To me, this story perfectly describes what I’ve learned about working with GIS: it’s all about solving problems, learning new things, and being flexible, as Greg learned in that early position. “There are always new challenges to solve. And there’s always something to work on or learn about.”

When Greg heard about the open position at UGRC, a position managing the road centerlines data, he knew the position would bring new challenges, but he wanted to take them on. He’d been applying for other jobs, but when the UGRC position opened, he thought,, “This is the one!” He knew it was the right job for him, and he took a leap of faith. One day he and his family were living a very predictable, routine life in Arizona, and the next day they were packing up to move to Utah. “It was recklessly insane,” he says. But it all worked out.

Greg started at UGRC in 2016, and since then, he’s created the workflows and process to get data “in and out the door” for the road centerlines dataset. He tells me that it’s one of his goals for his work at UGRC to get the data processed faster and to also get the data added to a shared editing environment. “Ideally, we should all be editing and working with the same dataset. To me, that’s the goal.” He’s also currently working on a “Farm to AGOL” project (a wordplay on “farm to table”), which allows UGRC to “serve data directly from the source.” The goal of the project is to minimize the movement of data, which ultimately gets the data more quickly and more efficiently into the hands of data users.

The kind of creative problem solving involved in the Farm to AGOL project is one of the things that Greg likes most about working in GIS. “I love problems. I can’t really pass an unfinished jigsaw puzzle. I have to sit there till it’s done.” To solve these problems, you have to be able to self-learn and continue learning, which, Greg says, is essential if you want a job in this field.

That problem-solving aspect of GIS is why the field is so important. GIS helps solve problems and helps people make decisions. “[GIS] is almost ubiquitous with decision making,” Greg tells me. “Everything has some spatial aspect, and that’s why GIS matters.” And that thought tied in to a myth about GIS that Greg wanted to discuss: that GIS is only for geographers or “spatial people.” “GIS is for everyone,” Greg says.
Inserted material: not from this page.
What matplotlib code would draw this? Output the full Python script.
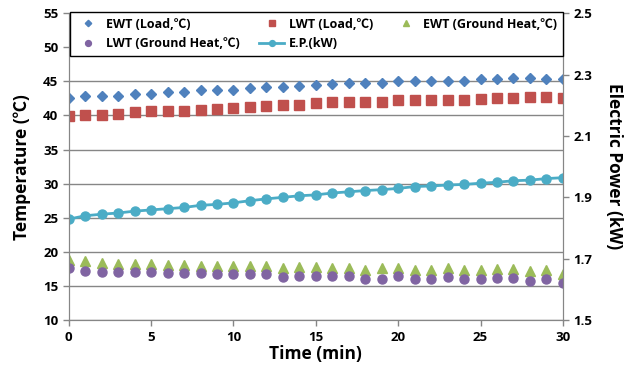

And I agree with Greg on this. GIS is for everyone. Everyone uses GIS in different ways, and there are spatial aspects to every part of our everyday lives. That’s part of why, Greg says, there are “unlimited opportunities in the field if you’re a curious person. Because there are so many aspects to it, and if you stay curious, you can always find some aspect to apply GIS in, and that always opens up different opportunities.”